• The request: Scan the material below for the string "React", and copy every line where it shows up.

— Start Given data —

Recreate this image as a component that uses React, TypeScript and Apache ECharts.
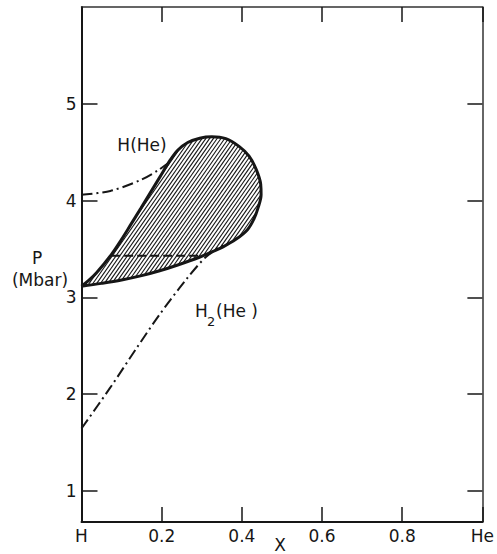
import React, { useEffect, useRef } from "react";
import * as echarts from "echarts";

// Closed boundary of the two-phase (hatched) region, starting and ending at the cusp on the H axis
const loopX = [
  0, 0.018, 0.037, 0.074, 0.1, 0.124, 0.148, 0.17, 0.195, 0.22, 0.24, 0.265, 0.295, 0.325, 0.36,
  0.393, 0.418, 0.436, 0.447, 0.448, 0.44, 0.43, 0.414, 0.385, 0.352, 0.325, 0.294, 0.24,
  0.195, 0.15, 0.1, 0.05, 0,
];
const loopP = [
  3.115, 3.175, 3.252, 3.44, 3.6, 3.76, 3.92, 4.07, 4.24, 4.41, 4.52, 4.6, 4.645, 4.66, 4.64,
  4.56, 4.46, 4.32, 4.17, 4.06, 3.92, 3.81, 3.7, 3.6, 3.52, 3.47, 3.415, 3.335,
  3.275, 3.225, 3.18, 3.145, 3.115,
];

// H(He) phase boundary (dash-dot)
const hX = [0, 0.072, 0.146, 0.19, 0.214];
const hP = [4.06, 4.1, 4.21, 4.31, 4.38];

// H2(He) phase boundary (dash-dot)
const h2X = [0, 0.072, 0.138, 0.196, 0.262, 0.311, 0.353];
const h2P = [1.646, 2.07, 2.48, 2.83, 3.19, 3.42, 3.54];

// Tie line across the hatched region
const tieX = [0.074, 0.295];
const tieP = [3.43, 3.43];

const yTicks = [1, 2, 3, 4, 5];
const xTickLabels: Record<string, string> = { "0": "H", "1": "He" };

const FONT = "DejaVu Sans";
const INK = "#161616";

const pairs = (xs: number[], ys: number[]) => xs.map((x, i) => [x, ys[i]]);

export default function App() {
  const ref = useRef<HTMLDivElement>(null);

  useEffect(() => {
    if (!ref.current) return;
    const chart = echarts.init(ref.current, undefined, { renderer: "svg" });

    // Diagonal hatching clipped to the loop outline, computed in pixel space
    const hatchItem = (_params: any, api: any) => {
      const pts: number[][] = loopX.map((x, i) => api.coord([x, loopP[i]]));
      const th = (55 * Math.PI) / 180;
      const dx = Math.cos(th), dy = -Math.sin(th);
      const nx = Math.sin(th), ny = Math.cos(th);
      const cs = pts.map((p) => p[0] * nx + p[1] * ny);
      const cmin = Math.min(...cs), cmax = Math.max(...cs);
      const step = 3.1;
      const children: any[] = [];
      for (let c = cmin + step / 2; c < cmax; c += step) {
        const hits: number[][] = [];
        for (let i = 0; i < pts.length - 1; i++) {
          const c1 = cs[i], c2 = cs[i + 1];
          if ((c1 - c) * (c2 - c) < 0) {
            const f = (c - c1) / (c2 - c1);
            const px = pts[i][0] + f * (pts[i + 1][0] - pts[i][0]);
            const py = pts[i][1] + f * (pts[i + 1][1] - pts[i][1]);
            hits.push([px, py, px * dx + py * dy]);
          }
        }
        hits.sort((a, b) => a[2] - b[2]);
        for (let k = 0; k + 1 < hits.length; k += 2) {
          children.push({
            type: "line",
            shape: { x1: hits[k][0], y1: hits[k][1], x2: hits[k + 1][0], y2: hits[k + 1][1] },
            style: { stroke: INK, lineWidth: 1.1 },
          });
        }
      }
      return { type: "group", children };
    };

    const txt = { fontFamily: FONT, fill: INK, fontSize: 17 };

    chart.setOption({
      animation: false,
      grid: { left: 81.5, right: 12, top: 7, bottom: 32, containLabel: false },
      xAxis: [
        {
          type: "value",
          min: 0,
          max: 1,
          interval: 0.2,
          position: "bottom",
          axisLine: { show: true, onZero: false, lineStyle: { color: INK, width: 2 } },
          axisTick: { inside: true, length: 15, lineStyle: { color: INK, width: 1.5 } },
          axisLabel: {
            fontFamily: FONT,
            fontSize: 17,
            color: INK,
            margin: 5,
            formatter: (v: number) => xTickLabels[String(v)] ?? v.toFixed(1),
          },
          splitLine: { show: false },
        },
        {
          type: "value",
          min: 0,
          max: 1,
          interval: 0.2,
          position: "top",
          axisLine: { show: true, onZero: false, lineStyle: { color: "#333", width: 1.5 } },
          axisTick: { inside: true, length: 15, lineStyle: { color: INK, width: 1.5 } },
          axisLabel: { show: false },
          splitLine: { show: false },
        },
      ],
      yAxis: [
        {
          type: "value",
          min: 0.68,
          max: 6,
          position: "left",
          axisLine: { show: true, onZero: false, lineStyle: { color: INK, width: 2 } },
          axisTick: { inside: true, length: 16, customValues: yTicks, lineStyle: { color: INK, width: 1.5 } },
          axisLabel: { customValues: yTicks, fontFamily: FONT, fontSize: 17, color: INK, margin: 5 },
          splitLine: { show: false },
        },
        {
          type: "value",
          min: 0.68,
          max: 6,
          position: "right",
          axisLine: { show: true, onZero: false, lineStyle: { color: "#333", width: 1.5 } },
          axisTick: { inside: true, length: 15, customValues: yTicks, lineStyle: { color: INK, width: 1.5 } },
          axisLabel: { show: false },
          splitLine: { show: false },
        },
      ],
      series: [
        {
          type: "custom",
          silent: true,
          renderItem: hatchItem,
          data: [[0, 0]],
          z: 1,
        },
        {
          type: "line",
          data: pairs(loopX, loopP),
          smooth: 0.35,
          showSymbol: false,
          silent: true,
          lineStyle: { color: INK, width: 3 },
          z: 3,
        },
        {
          type: "line",
          data: pairs(hX, hP),
          smooth: 0.3,
          showSymbol: false,
          silent: true,
          lineStyle: { color: INK, width: 2, type: [11, 4, 2, 4] },
          z: 2,
        },
        {
          type: "line",
          data: pairs(h2X, h2P),
          smooth: 0.3,
          showSymbol: false,
          silent: true,
          lineStyle: { color: INK, width: 2, type: [11, 4, 2, 4] },
          z: 2,
        },
        {
          type: "line",
          data: pairs(tieX, tieP),
          showSymbol: false,
          silent: true,
          lineStyle: { color: INK, width: 2, type: [9, 4] },
          z: 2,
        },
      ],
      graphic: [
        { type: "text", x: 142, y: 145, style: { ...txt, text: "H(He)", align: "center", verticalAlign: "middle" } },
        { type: "text", x: 195, y: 311, style: { ...txt, text: "H", align: "left", verticalAlign: "middle" } },
        { type: "text", x: 207, y: 321, style: { ...txt, fontSize: 13, text: "2", align: "left", verticalAlign: "middle" } },
        { type: "text", x: 216, y: 311, style: { ...txt, text: "(He )", align: "left", verticalAlign: "middle" } },
        { type: "text", x: 37, y: 258, style: { ...txt, text: "P", align: "center", verticalAlign: "middle" } },
        { type: "text", x: 40, y: 280, style: { ...txt, text: "(Mbar)", align: "center", verticalAlign: "middle" } },
        { type: "text", x: 280, y: 545, style: { ...txt, text: "X", align: "center", verticalAlign: "middle" } },
      ],
    });

    return () => chart.dispose();
  }, []);

  return (
    <div
      ref={ref}
      style={{ position: "fixed", left: 0, top: 0, width: 497, height: 554, background: "#fff" }}
    />
  );
}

— End Given data —

• Problem solution:
Recreate this image as a component that uses React, TypeScript and Apache ECharts.
import React, { useEffect, useRef } from "react";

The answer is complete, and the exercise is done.